Festival of (In)appropriation Goes Beyond the Mash-up

The appropriation of mainstream/commercial culture by artists is nothing new — you can trace it back through Negativland, Craig Baldwin and other post–hip-hop culture jammers of the '80s and '90s; Guy Debord and the Situationists of the '60s; Duchamp and the Dadaists; and probably further. But in the era of the omnipresent YouTube mash-up, it might be harder than ever to find work that approaches appropriation as an art, with or without the subversive designs of the original recombine innovators.

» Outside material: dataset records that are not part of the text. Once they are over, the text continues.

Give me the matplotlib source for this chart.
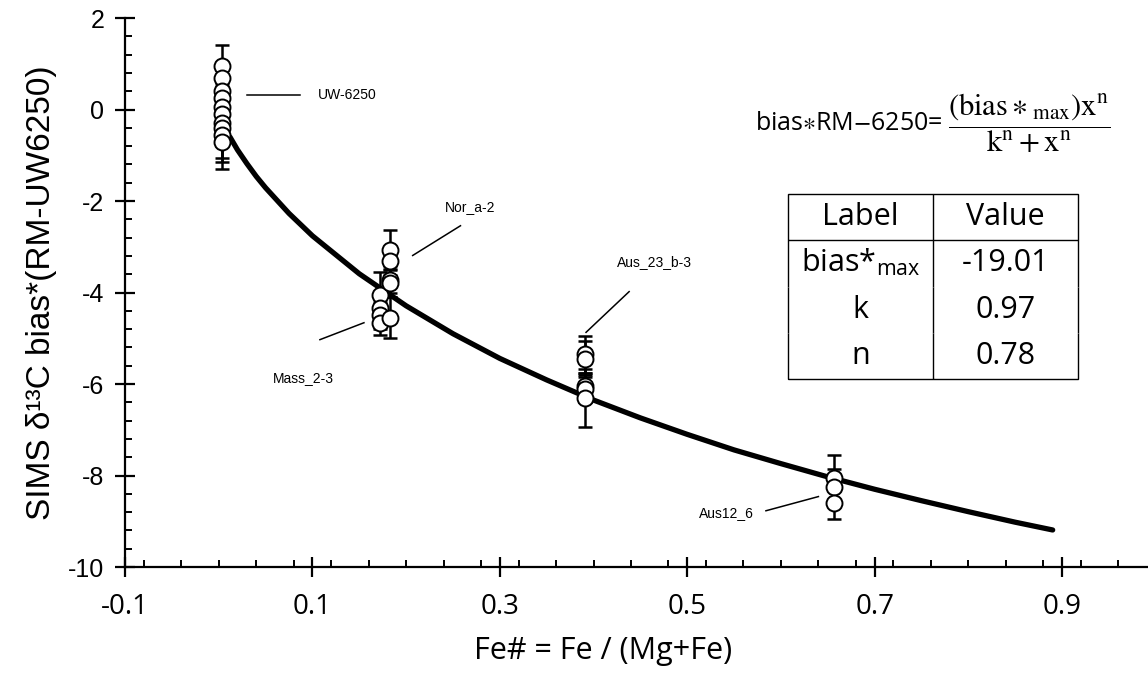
import matplotlib.pyplot as plt
from matplotlib.ticker import MultipleLocator, FixedLocator

plt.rcParams['axes.unicode_minus'] = False
plt.rcParams['mathtext.fontset'] = 'custom'
plt.rcParams['mathtext.rm'] = 'STIXGeneral'
plt.rcParams['mathtext.it'] = 'STIXGeneral:italic'
plt.rcParams['mathtext.sf'] = 'Open Sans'

# measured points (Fe#, bias*, 1 sd)
uw_x = [0.003] * 10
uw_y = [0.95, 0.7, 0.4, 0.25, 0.05, -0.1, -0.3, -0.4, -0.55, -0.7]
uw_err = [0.45, 0.3, 0.3, 0.3, 0.3, 0.3, 0.3, 0.65, 0.6, 0.6]

mass_x = [0.172] * 4
mass_y = [-4.05, -4.33, -4.5, -4.66]
mass_err = [0.5, 0.3, 0.3, 0.26]

nor_x = [0.183] * 5
nor_y = [-3.06, -3.32, -3.72, -3.8, -4.55]
nor_err = [0.42, 0.3, 0.3, 0.3, 0.45]

aus23_x = [0.391] * 5
aus23_y = [-5.35, -5.45, -6.05, -6.1, -6.3]
aus23_err = [0.4, 0.4, 0.3, 0.3, 0.63]

aus12_x = [0.657] * 3
aus12_y = [-8.05, -8.25, -8.6]
aus12_err = [0.5, 0.4, 0.35]

# fitted curve
fit_x = [0.012, 0.02, 0.03, 0.04, 0.05, 0.075, 0.1, 0.15, 0.2, 0.25, 0.3, 0.35,
         0.4, 0.45, 0.5, 0.55, 0.6, 0.65, 0.7, 0.75, 0.8, 0.85, 0.89]
fit_y = [-0.60, -0.88, -1.18, -1.46, -1.71, -2.27, -2.76, -3.59, -4.29, -4.90,
         -5.44, -5.91, -6.35, -6.74, -7.10, -7.44, -7.74, -8.03, -8.30, -8.55,
         -8.79, -9.02, -9.19]

# annotation labels: text, text position, leader line start/end
labels = ['UW-6250', 'Nor_a-2', 'Mass_2-3', 'Aus_23_b-3', 'Aus12_6']
label_pos = [(0.106, 0.31), (0.241, -2.14), (0.058, -5.86), (0.425, -3.34), (0.512, -8.83)]
leader_start = [(0.030, 0.31), (0.207, -3.19), (0.108, -5.03), (0.392, -4.87), (0.584, -8.77)]
leader_end = [(0.087, 0.31), (0.258, -2.54), (0.155, -4.66), (0.438, -3.98), (0.640, -8.46)]

table_rows = [['Label', 'Value'], ['bias*$_{\\mathsf{max}}$', '-19.01'], ['k', '0.97'], ['n', '0.78']]

fig = plt.figure(figsize=(11.48, 6.76), dpi=100)
ax = fig.add_axes([0.1089, 0.1612, 0.8905, 0.8121])

groups = [(uw_x, uw_y, uw_err), (mass_x, mass_y, mass_err), (nor_x, nor_y, nor_err),
          (aus23_x, aus23_y, aus23_err), (aus12_x, aus12_y, aus12_err)]
for gx, gy, ge in groups:
    ax.errorbar(gx, gy, yerr=ge, fmt='none', ecolor='black', elinewidth=1.8,
                capsize=5, capthick=1.8, zorder=2)

ax.plot(fit_x, fit_y, color='black', lw=3.8, solid_capstyle='round', zorder=3)

for gx, gy, ge in groups:
    ax.plot(gx, gy, 'o', ms=11.5, mfc='white', mec='black', mew=1.4, zorder=4)

for txt, tp, s, e in zip(labels, label_pos, leader_start, leader_end):
    ax.plot([s[0], e[0]], [s[1], e[1]], color='black', lw=1.1, zorder=1)
    ax.text(tp[0], tp[1], txt, fontsize=10, family='Liberation Sans', va='center', ha='left')

ax.set_xlim(-0.1, 0.991)
ax.set_ylim(-10, 2)
ax.xaxis.set_major_locator(FixedLocator([-0.1, 0.1, 0.3, 0.5, 0.7, 0.9]))
ax.xaxis.set_minor_locator(MultipleLocator(0.04))
ax.yaxis.set_major_locator(MultipleLocator(2))
ax.yaxis.set_minor_locator(MultipleLocator(0.4))
ax.set_xticklabels(['-0.1', '0.1', '0.3', '0.5', '0.7', '0.9'], family='Open Sans', fontsize=20)
for t in ax.get_yticklabels():
    t.set_family('Liberation Sans')
    t.set_fontsize(18)
ax.tick_params(which='major', direction='inout', length=14, width=1.6)
ax.tick_params(which='minor', direction='in', length=5, width=1.4)
ax.tick_params(axis='x', pad=12)
ax.tick_params(axis='y', pad=8)
for side in ['top', 'right']:
    ax.spines[side].set_visible(False)
for side in ['left', 'bottom']:
    ax.spines[side].set_linewidth(1.6)

ax.set_xlabel('Fe# = Fe / (Mg+Fe)', family='Open Sans', fontsize=22, labelpad=12)
ax.xaxis.set_label_coords(0.468, -0.125)
ax.set_ylabel('SIMS δ¹³C bias*(RM-UW6250)', family='Liberation Sans', fontsize=24, labelpad=8)

fig.text(0.658, 0.818, r'bias$\ast$RM$-$6250=', family='Open Sans', fontsize=18, va='center')
fig.text(0.826, 0.818,
         r'$\dfrac{(\mathrm{bias}\ast_{\mathrm{max}})\mathrm{x}^{\mathrm{n}}}{\mathrm{k}^{\mathrm{n}}+\mathrm{x}^{\mathrm{n}}}$',
         fontsize=22, va='center', ha='left')

tab = ax.table(cellText=table_rows, cellLoc='center',
               bbox=[(788 - 125) / 1022.5, (676 - 379 - 109) / 549.0,
                     (1078 - 788) / 1022.5, (379 - 194) / 549.0])
tab.auto_set_font_size(False)
for (r, c), cell in tab.get_celld().items():
    cell.set_linewidth(1.0)
    cell.get_text().set_fontsize(22)
    cell.get_text().set_family('Open Sans')
    if r == 0:
        vis = 'TBL' if c == 0 else 'TBLR'
    elif r == 3:
        vis = 'BL' if c == 0 else 'BLR'
    else:
        vis = 'L' if c == 0 else 'LR'
    cell.visible_edges = vis

fig.savefig('out.png', dpi=100)
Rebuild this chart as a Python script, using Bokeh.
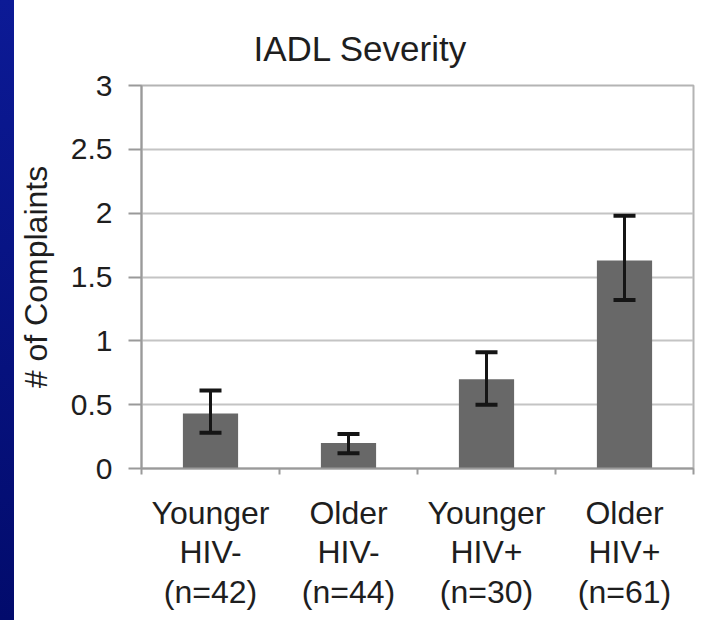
from bokeh.plotting import figure
from bokeh.models import ColumnDataSource, Whisker, TeeHead, FixedTicker, Spacer
from bokeh.layouts import row
from bokeh.embed import file_html
from bokeh.resources import INLINE

# ---- data ----
groups = ["Younger\nHIV-\n(n=42)", "Older\nHIV-\n(n=44)", "Younger\nHIV+\n(n=30)", "Older\nHIV+\n(n=61)"]
means = [0.43, 0.20, 0.70, 1.63]
err_low = [0.28, 0.12, 0.50, 1.32]
err_high = [0.61, 0.27, 0.91, 1.98]
y_ticks = [0, 0.5, 1, 1.5, 2, 2.5, 3]
y_tick_labels = ["0", "0.5", "1", "1.5", "2", "2.5", "3"]
title_text = "IADL Severity"
y_label = "# of Complaints"

xpos = [i + 0.5 for i in range(len(groups))]
bounds = [float(i) for i in range(len(groups) + 1)]

src = ColumnDataSource(dict(x=xpos, top=means, lower=err_low, upper=err_high))

FONT = "Liberation Sans"
TXT = "#1e1e1e"

p = figure(width=707, height=620, x_range=(0, len(groups)), y_range=(0, 3),
           output_backend="svg", toolbar_location=None,
           min_border_left=127, min_border_right=28, min_border_top=85, min_border_bottom=152)

p.title.text = title_text
p.title.text_font = FONT
p.title.text_font_size = "35px"
p.title.text_font_style = "normal"
p.title.text_color = TXT
p.title.align = "left"
p.title.offset = 112
p.title.vertical_align = "top"
p.title.standoff = 31

p.vbar(x="x", top="top", bottom=0, width=0.4, source=src,
       fill_color="#686868", line_color=None)

w = Whisker(base="x", lower="lower", upper="upper", source=src, level="overlay",
            line_color="#151515", line_width=3,
            lower_head=TeeHead(size=22, line_color="#151515", line_width=4),
            upper_head=TeeHead(size=22, line_color="#151515", line_width=4))
p.add_layout(w)

p.background_fill_color = "white"
p.border_fill_color = "white"
p.outline_line_color = "#b4b4b4"
p.outline_line_width = 2

p.xgrid.grid_line_color = None
p.ygrid.grid_line_color = "#c4c4c4"
p.ygrid.grid_line_width = 2

# x axis
p.xaxis.ticker = FixedTicker(ticks=xpos, minor_ticks=bounds)
p.xaxis.major_label_overrides = {x: g for x, g in zip(xpos, groups)}
p.xaxis.major_tick_line_color = None
p.xaxis.minor_tick_out = 6
p.xaxis.minor_tick_in = 0
p.xaxis.minor_tick_line_color = "#9a9a9a"
p.xaxis.minor_tick_line_width = 2
p.xaxis.axis_line_color = "#9a9a9a"
p.xaxis.axis_line_width = 2
p.xaxis.major_label_text_font = FONT
p.xaxis.major_label_text_font_size = "32px"
p.xaxis.major_label_text_color = TXT
p.xaxis.major_label_text_line_height = 1.1
p.xaxis.major_label_standoff = 20

# y axis
p.yaxis.ticker = FixedTicker(ticks=y_ticks)
p.yaxis.major_label_overrides = {t: l for t, l in zip(y_ticks, y_tick_labels)}
p.yaxis.major_tick_out = 13
p.yaxis.major_tick_in = 0
p.yaxis.major_tick_line_color = "#9a9a9a"
p.yaxis.major_tick_line_width = 2
p.yaxis.minor_tick_line_color = None
p.yaxis.axis_line_color = "#9a9a9a"
p.yaxis.axis_line_width = 2
p.yaxis.major_label_text_font = FONT
p.yaxis.major_label_text_font_size = "30px"
p.yaxis.major_label_text_color = TXT
p.yaxis.major_label_standoff = 16
p.yaxis.axis_label = y_label
p.yaxis.axis_label_text_font = FONT
p.yaxis.axis_label_text_font_size = "32px"
p.yaxis.axis_label_text_font_style = "normal"
p.yaxis.axis_label_text_color = TXT
p.yaxis.axis_label_standoff = 14

strip = Spacer(width=14, height=620,
               styles={"background": "linear-gradient(#0c1a96, #020b6c)"})

layout = row(strip, p, spacing=0)

open("out.html", "w").write(file_html(layout, INLINE))
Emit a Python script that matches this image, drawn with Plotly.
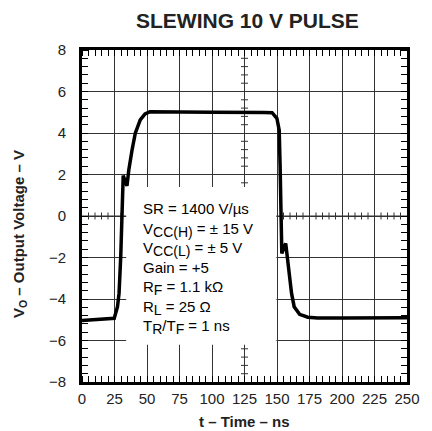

That's where the Festival of (In)appropriation comes in. The 2012 installment of the fourth annual festival's typically varied program includes fragmentary narratives crafted from home movies (Saskatchewan and Ghosts of Yesterday, as different as can be but both haunting); recontextualizations of footage from North by Northwest (Cropduster Octet) and the Star Wars prequels (Machine Language); a riff on the relationship between analog video technology and Felix the Cat (Cat Scanned); and much more. There's not a mere one-liner in the pack, but highlights include Scarlet, a gorgeous, moving painting–style collage tribute to Jane Fonda; Night Hunter, Stacey Steers' animated blending of images of silent starlet Lillian Gish with precinematic engravings, to create a melancholic dream/nightmare evocation of female anxiety; and Retrocognition, a weird and unsettling stew of postwar radio dramas and photo collage, bringing to life the latent rage of midcentury American pop culture. —Karina Longworth

FESTIVAL OF (IN) APPROPRIATION | Los Angeles Filmforum, at the Spielberg Theatre at the Egyptian | 6712 Hollywood Blvd., Hlywd. | Nov. 11, 7:30 p.m.